Give all of the lines again exactly as they read.

— Begin Source data —

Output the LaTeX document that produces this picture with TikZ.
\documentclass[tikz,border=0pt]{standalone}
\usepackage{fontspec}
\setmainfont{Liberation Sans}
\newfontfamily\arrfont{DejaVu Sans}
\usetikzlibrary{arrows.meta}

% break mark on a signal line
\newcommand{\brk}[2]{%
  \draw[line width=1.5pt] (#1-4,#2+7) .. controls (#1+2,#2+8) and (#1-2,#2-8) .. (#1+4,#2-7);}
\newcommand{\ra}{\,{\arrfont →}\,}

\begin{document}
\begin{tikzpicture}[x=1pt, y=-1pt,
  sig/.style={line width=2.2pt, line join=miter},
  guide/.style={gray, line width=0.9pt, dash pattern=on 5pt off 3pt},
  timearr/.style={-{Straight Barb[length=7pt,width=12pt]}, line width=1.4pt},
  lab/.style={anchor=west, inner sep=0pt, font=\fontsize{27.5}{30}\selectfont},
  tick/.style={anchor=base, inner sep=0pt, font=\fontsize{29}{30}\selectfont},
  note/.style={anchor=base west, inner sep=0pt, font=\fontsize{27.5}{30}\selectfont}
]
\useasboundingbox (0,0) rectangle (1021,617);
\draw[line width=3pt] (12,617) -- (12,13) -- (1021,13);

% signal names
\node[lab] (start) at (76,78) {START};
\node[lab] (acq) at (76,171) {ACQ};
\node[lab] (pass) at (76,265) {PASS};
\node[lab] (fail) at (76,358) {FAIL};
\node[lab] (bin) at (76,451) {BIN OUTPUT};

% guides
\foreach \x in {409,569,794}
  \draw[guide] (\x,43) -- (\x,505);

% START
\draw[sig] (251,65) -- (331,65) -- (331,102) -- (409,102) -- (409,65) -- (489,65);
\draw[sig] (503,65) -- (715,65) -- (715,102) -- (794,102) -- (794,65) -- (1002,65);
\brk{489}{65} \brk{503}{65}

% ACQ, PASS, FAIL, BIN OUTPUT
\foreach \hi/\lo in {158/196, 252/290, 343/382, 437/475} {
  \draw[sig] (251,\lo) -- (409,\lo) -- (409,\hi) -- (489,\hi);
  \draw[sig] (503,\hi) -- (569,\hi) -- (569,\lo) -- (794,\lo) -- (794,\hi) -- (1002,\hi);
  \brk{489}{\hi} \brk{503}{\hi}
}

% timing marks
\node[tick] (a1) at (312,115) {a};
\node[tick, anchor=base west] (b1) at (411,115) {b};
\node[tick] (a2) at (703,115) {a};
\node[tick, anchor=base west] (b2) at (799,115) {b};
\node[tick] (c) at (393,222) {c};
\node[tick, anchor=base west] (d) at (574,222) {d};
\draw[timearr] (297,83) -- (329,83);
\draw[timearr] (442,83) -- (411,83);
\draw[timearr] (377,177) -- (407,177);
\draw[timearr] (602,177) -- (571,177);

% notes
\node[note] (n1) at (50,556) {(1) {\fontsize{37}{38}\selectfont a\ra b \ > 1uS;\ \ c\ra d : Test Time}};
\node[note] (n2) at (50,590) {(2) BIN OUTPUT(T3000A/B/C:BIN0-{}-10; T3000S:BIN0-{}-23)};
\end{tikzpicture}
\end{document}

— End Source data —

Correct response:
Output the LaTeX document that produces this picture with TikZ.
\documentclass[tikz,border=0pt]{standalone}
\usepackage{fontspec}
\setmainfont{Liberation Sans}
\newfontfamily\arrfont{DejaVu Sans}
\usetikzlibrary{arrows.meta}

% break mark on a signal line
\newcommand{\brk}[2]{%
  \draw[line width=1.5pt] (#1-4,#2+7) .. controls (#1+2,#2+8) and (#1-2,#2-8) .. (#1+4,#2-7);}
\newcommand{\ra}{\,{\arrfont →}\,}

\begin{document}
\begin{tikzpicture}[x=1pt, y=-1pt,
  sig/.style={line width=2.2pt, line join=miter},
  guide/.style={gray, line width=0.9pt, dash pattern=on 5pt off 3pt},
  timearr/.style={-{Straight Barb[length=7pt,width=12pt]}, line width=1.4pt},
  lab/.style={anchor=west, inner sep=0pt, font=\fontsize{27.5}{30}\selectfont},
  tick/.style={anchor=base, inner sep=0pt, font=\fontsize{29}{30}\selectfont},
  note/.style={anchor=base west, inner sep=0pt, font=\fontsize{27.5}{30}\selectfont}
]
\useasboundingbox (0,0) rectangle (1021,617);
\draw[line width=3pt] (12,617) -- (12,13) -- (1021,13);

% signal names
\node[lab] (start) at (76,78) {START};
\node[lab] (acq) at (76,171) {ACQ};
\node[lab] (pass) at (76,265) {PASS};
\node[lab] (fail) at (76,358) {FAIL};
\node[lab] (bin) at (76,451) {BIN OUTPUT};

% guides
\foreach \x in {409,569,794}
  \draw[guide] (\x,43) -- (\x,505);

% START
\draw[sig] (251,65) -- (331,65) -- (331,102) -- (409,102) -- (409,65) -- (489,65);
\draw[sig] (503,65) -- (715,65) -- (715,102) -- (794,102) -- (794,65) -- (1002,65);
\brk{489}{65} \brk{503}{65}

% ACQ, PASS, FAIL, BIN OUTPUT
\foreach \hi/\lo in {158/196, 252/290, 343/382, 437/475} {
  \draw[sig] (251,\lo) -- (409,\lo) -- (409,\hi) -- (489,\hi);
  \draw[sig] (503,\hi) -- (569,\hi) -- (569,\lo) -- (794,\lo) -- (794,\hi) -- (1002,\hi);
  \brk{489}{\hi} \brk{503}{\hi}
}

% timing marks
\node[tick] (a1) at (312,115) {a};
\node[tick, anchor=base west] (b1) at (411,115) {b};
\node[tick] (a2) at (703,115) {a};
\node[tick, anchor=base west] (b2) at (799,115) {b};
\node[tick] (c) at (393,222) {c};
\node[tick, anchor=base west] (d) at (574,222) {d};
\draw[timearr] (297,83) -- (329,83);
\draw[timearr] (442,83) -- (411,83);
\draw[timearr] (377,177) -- (407,177);
\draw[timearr] (602,177) -- (571,177);

% notes
\node[note] (n1) at (50,556) {(1) {\fontsize{37}{38}\selectfont a\ra b \ > 1uS;\ \ c\ra d : Test Time}};
\node[note] (n2) at (50,590) {(2) BIN OUTPUT(T3000A/B/C:BIN0-{}-10; T3000S:BIN0-{}-23)};
\end{tikzpicture}
\end{document}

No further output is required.